On July 4, 1776, King George III of England wrote in his diary, “Nothing happened today.”
That same day, fifty-six men of the Second Continental Congress unanimously adopted the Declaration of Independence. Through this document, they created a new nation, independent of British rule. Through this document, they created a country that would one day become a world power unequaled in strength and prosperity. What looked like an ordinary day from the King’s perspective was really a day of extraordinary proportions.
King George III, the leader of the world’s strongest country at the time, didn’t think anything important had happened that day, because he didn’t respect his competition. He knew that the colonials were trying to shrug off the yoke of his leadership, but he didn’t think they had it in them. His early attempts to quell their revolutionary spirit included imposing higher taxes and restrictive laws. These actions further angered the colonials and united them behind a shared indignation. While King George III had been distracted by his obvious adversaries (France, in particular), the colonials had been quietly gathering strength and organization until they were able to throw off the king’s yoke altogether.

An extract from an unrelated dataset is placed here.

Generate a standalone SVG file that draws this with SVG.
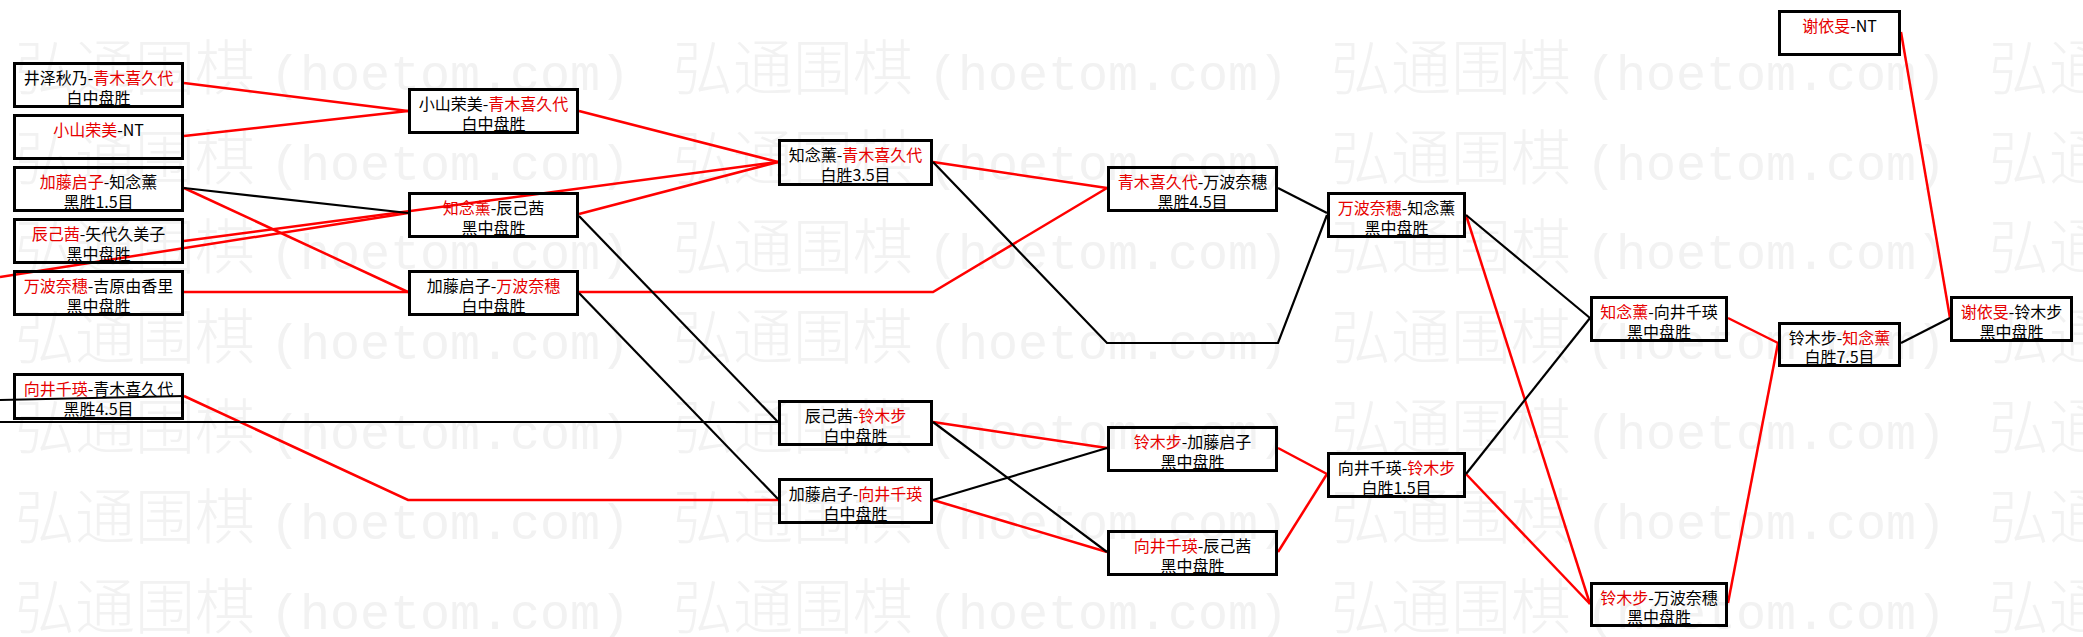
<svg xmlns="http://www.w3.org/2000/svg" width="2083" height="637" viewBox="0 0 2083 637">
<style>
.bg{fill:#fff}
.wm{fill:#f2f2f2}
.wmc{font-family:"Noto Sans CJK SC",sans-serif;font-size:60px;font-weight:300}
.wml{font-family:"Liberation Mono",monospace;font-size:50px}
.box{fill:none;stroke:#000;stroke-width:3}
.t{font-family:"Noto Sans CJK SC",sans-serif;font-size:16px;text-anchor:middle;fill:#000}
.r{fill:#e60000}
.lr{stroke:#f00;stroke-width:2.5;fill:none}
.lb{stroke:#000;stroke-width:2.2;fill:none}
</style>
<rect class="bg" x="0" y="0" width="2083" height="637"/>
<g id="watermark" class="wm">
<text y="90"><tspan class="wmc" x="15">弘通围棋</tspan><tspan class="wml" x="270">(hoetom.com)</tspan><tspan class="wmc" x="673">弘通围棋</tspan><tspan class="wml" x="928">(hoetom.com)</tspan><tspan class="wmc" x="1331">弘通围棋</tspan><tspan class="wml" x="1586">(hoetom.com)</tspan><tspan class="wmc" x="1989">弘通围棋</tspan></text>
<text y="180"><tspan class="wmc" x="15">弘通围棋</tspan><tspan class="wml" x="270">(hoetom.com)</tspan><tspan class="wmc" x="673">弘通围棋</tspan><tspan class="wml" x="928">(hoetom.com)</tspan><tspan class="wmc" x="1331">弘通围棋</tspan><tspan class="wml" x="1586">(hoetom.com)</tspan><tspan class="wmc" x="1989">弘通围棋</tspan></text>
<text y="269"><tspan class="wmc" x="15">弘通围棋</tspan><tspan class="wml" x="270">(hoetom.com)</tspan><tspan class="wmc" x="673">弘通围棋</tspan><tspan class="wml" x="928">(hoetom.com)</tspan><tspan class="wmc" x="1331">弘通围棋</tspan><tspan class="wml" x="1586">(hoetom.com)</tspan><tspan class="wmc" x="1989">弘通围棋</tspan></text>
<text y="359"><tspan class="wmc" x="15">弘通围棋</tspan><tspan class="wml" x="270">(hoetom.com)</tspan><tspan class="wmc" x="673">弘通围棋</tspan><tspan class="wml" x="928">(hoetom.com)</tspan><tspan class="wmc" x="1331">弘通围棋</tspan><tspan class="wml" x="1586">(hoetom.com)</tspan><tspan class="wmc" x="1989">弘通围棋</tspan></text>
<text y="449"><tspan class="wmc" x="15">弘通围棋</tspan><tspan class="wml" x="270">(hoetom.com)</tspan><tspan class="wmc" x="673">弘通围棋</tspan><tspan class="wml" x="928">(hoetom.com)</tspan><tspan class="wmc" x="1331">弘通围棋</tspan><tspan class="wml" x="1586">(hoetom.com)</tspan><tspan class="wmc" x="1989">弘通围棋</tspan></text>
<text y="539"><tspan class="wmc" x="15">弘通围棋</tspan><tspan class="wml" x="270">(hoetom.com)</tspan><tspan class="wmc" x="673">弘通围棋</tspan><tspan class="wml" x="928">(hoetom.com)</tspan><tspan class="wmc" x="1331">弘通围棋</tspan><tspan class="wml" x="1586">(hoetom.com)</tspan><tspan class="wmc" x="1989">弘通围棋</tspan></text>
<text y="629"><tspan class="wmc" x="15">弘通围棋</tspan><tspan class="wml" x="270">(hoetom.com)</tspan><tspan class="wmc" x="673">弘通围棋</tspan><tspan class="wml" x="928">(hoetom.com)</tspan><tspan class="wmc" x="1331">弘通围棋</tspan><tspan class="wml" x="1586">(hoetom.com)</tspan><tspan class="wmc" x="1989">弘通围棋</tspan></text>
</g>
<g id="connectors">
<polyline class="lr" points="184,83 408,111"/>
<polyline class="lr" points="184,136 408,111"/>
<polyline class="lr" points="184,188 408,292"/>
<polyline class="lr" points="184,241 778,162"/>
<polyline class="lr" points="0,277 408,213"/>
<polyline class="lr" points="184,292 408,292"/>
<polyline class="lr" points="579,111 778,162"/>
<polyline class="lr" points="579,214 778,162"/>
<polyline class="lr" points="579,292 933,292 1107,188"/>
<polyline class="lr" points="933,162 1107,188"/>
<polyline class="lr" points="184,396 408,500 778,500"/>
<polyline class="lr" points="933,422 1107,448"/>
<polyline class="lr" points="933,500 1107,552"/>
<polyline class="lr" points="1278,448 1327,474"/>
<polyline class="lr" points="1278,552 1327,474"/>
<polyline class="lr" points="1466,215 1590,604"/>
<polyline class="lr" points="1466,474 1590,604"/>
<polyline class="lr" points="1728,318 1778,343"/>
<polyline class="lr" points="1728,603 1778,343"/>
<polyline class="lr" points="1901,32 1950,318"/>
<polyline class="lb" points="184,188 408,213"/>
<polyline class="lb" points="579,216 778,422"/>
<polyline class="lb" points="579,293 778,499"/>
<polyline class="lb" points="0,422 778,422"/>
<polyline class="lb" points="0,400 184,396"/>
<polyline class="lb" points="933,162 1107,343 1278,343 1327,215"/>
<polyline class="lb" points="1278,188 1327,213"/>
<polyline class="lb" points="933,422 1107,552"/>
<polyline class="lb" points="933,500 1107,448"/>
<polyline class="lb" points="1466,215 1590,318"/>
<polyline class="lb" points="1466,474 1590,318"/>
<polyline class="lb" points="1901,343 1950,318"/>
</g>
<g id="n-r1-1"><rect class="box" x="14.5" y="63.5" width="168" height="43"/><text class="t" x="98.5" y="84">井泽秋乃-<tspan class="r">青木喜久代</tspan></text><text class="t" x="98.5" y="104">白中盘胜</text></g>
<g id="n-r1-2"><rect class="box" x="14.5" y="115.5" width="168" height="43"/><text class="t" x="98.5" y="136"><tspan class="r">小山荣美</tspan>-NT</text></g>
<g id="n-r1-3"><rect class="box" x="14.5" y="167.5" width="168" height="43"/><text class="t" x="98.5" y="188"><tspan class="r">加藤启子</tspan>-知念薰</text><text class="t" x="98.5" y="208">黑胜1.5目</text></g>
<g id="n-r1-4"><rect class="box" x="14.5" y="219.5" width="168" height="43"/><text class="t" x="98.5" y="240"><tspan class="r">辰己茜</tspan>-矢代久美子</text><text class="t" x="98.5" y="260">黑中盘胜</text></g>
<g id="n-r1-5"><rect class="box" x="14.5" y="271.5" width="168" height="43"/><text class="t" x="98.5" y="292"><tspan class="r">万波奈穗</tspan>-吉原由香里</text><text class="t" x="98.5" y="312">黑中盘胜</text></g>
<g id="n-r1-6"><rect class="box" x="14.5" y="374.5" width="168" height="44"/><text class="t" x="98.5" y="395"><tspan class="r">向井千瑛</tspan>-青木喜久代</text><text class="t" x="98.5" y="415">黑胜4.5目</text></g>
<g id="n-r2-1"><rect class="box" x="409.5" y="89.5" width="168" height="43"/><text class="t" x="493.5" y="110">小山荣美-<tspan class="r">青木喜久代</tspan></text><text class="t" x="493.5" y="130">白中盘胜</text></g>
<g id="n-r2-2"><rect class="box" x="409.5" y="193.5" width="168" height="43"/><text class="t" x="493.5" y="214"><tspan class="r">知念薰</tspan>-辰己茜</text><text class="t" x="493.5" y="234">黑中盘胜</text></g>
<g id="n-r2-3"><rect class="box" x="409.5" y="271.5" width="168" height="43"/><text class="t" x="493.5" y="292">加藤启子-<tspan class="r">万波奈穗</tspan></text><text class="t" x="493.5" y="312">白中盘胜</text></g>
<g id="n-r3-1"><rect class="box" x="779.5" y="140.5" width="152" height="44"/><text class="t" x="855.5" y="161">知念薰-<tspan class="r">青木喜久代</tspan></text><text class="t" x="855.5" y="181">白胜3.5目</text></g>
<g id="n-r3-2"><rect class="box" x="779.5" y="401.5" width="152" height="43"/><text class="t" x="855.5" y="422">辰己茜-<tspan class="r">铃木步</tspan></text><text class="t" x="855.5" y="442">白中盘胜</text></g>
<g id="n-r3-3"><rect class="box" x="779.5" y="479.5" width="152" height="43"/><text class="t" x="855.5" y="500">加藤启子-<tspan class="r">向井千瑛</tspan></text><text class="t" x="855.5" y="520">白中盘胜</text></g>
<g id="n-r4-1"><rect class="box" x="1108.5" y="167.5" width="168" height="43"/><text class="t" x="1192.5" y="188"><tspan class="r">青木喜久代</tspan>-万波奈穗</text><text class="t" x="1192.5" y="208">黑胜4.5目</text></g>
<g id="n-r4-2"><rect class="box" x="1108.5" y="427.5" width="168" height="43"/><text class="t" x="1192.5" y="448"><tspan class="r">铃木步</tspan>-加藤启子</text><text class="t" x="1192.5" y="468">黑中盘胜</text></g>
<g id="n-r4-3"><rect class="box" x="1108.5" y="531.5" width="168" height="43"/><text class="t" x="1192.5" y="552"><tspan class="r">向井千瑛</tspan>-辰己茜</text><text class="t" x="1192.5" y="572">黑中盘胜</text></g>
<g id="n-r5-1"><rect class="box" x="1328.5" y="193.5" width="136" height="43"/><text class="t" x="1396.5" y="214"><tspan class="r">万波奈穗</tspan>-知念薰</text><text class="t" x="1396.5" y="234">黑中盘胜</text></g>
<g id="n-r5-2"><rect class="box" x="1328.5" y="453.5" width="136" height="43"/><text class="t" x="1396.5" y="474">向井千瑛-<tspan class="r">铃木步</tspan></text><text class="t" x="1396.5" y="494">白胜1.5目</text></g>
<g id="n-r6-1"><rect class="box" x="1591.5" y="297.5" width="135" height="43"/><text class="t" x="1659" y="318"><tspan class="r">知念薰</tspan>-向井千瑛</text><text class="t" x="1659" y="338">黑中盘胜</text></g>
<g id="n-r6-2"><rect class="box" x="1591.5" y="583.5" width="135" height="42"/><text class="t" x="1659" y="604"><tspan class="r">铃木步</tspan>-万波奈穗</text><text class="t" x="1659" y="623">黑中盘胜</text></g>
<g id="n-r7-1"><rect class="box" x="1779.5" y="11.5" width="120" height="43"/><text class="t" x="1839.5" y="32"><tspan class="r">谢依旻</tspan>-NT</text></g>
<g id="n-r7-2"><rect class="box" x="1779.5" y="323.5" width="120" height="42"/><text class="t" x="1839.5" y="344">铃木步-<tspan class="r">知念薰</tspan></text><text class="t" x="1839.5" y="363">白胜7.5目</text></g>
<g id="n-r8-1"><rect class="box" x="1951.5" y="297.5" width="120" height="43"/><text class="t" x="2011.5" y="318"><tspan class="r">谢依旻</tspan>-铃木步</text><text class="t" x="2011.5" y="338">黑中盘胜</text></g>
</svg>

In the words of Gerald Nachman, “Nothing fails like success.” Once we are the reigning leader in a particular area, we typically become complacent. We stop doing the things that got us there. We switch our focus from our weaknesses and the threats to our success and put it solely on our strengths and accomplishments. When we do, we are susceptible to attack from even the most unlikely of sources.
Don’t make the same mistake King George III made. Always keep your eye on tomorrow’s competition.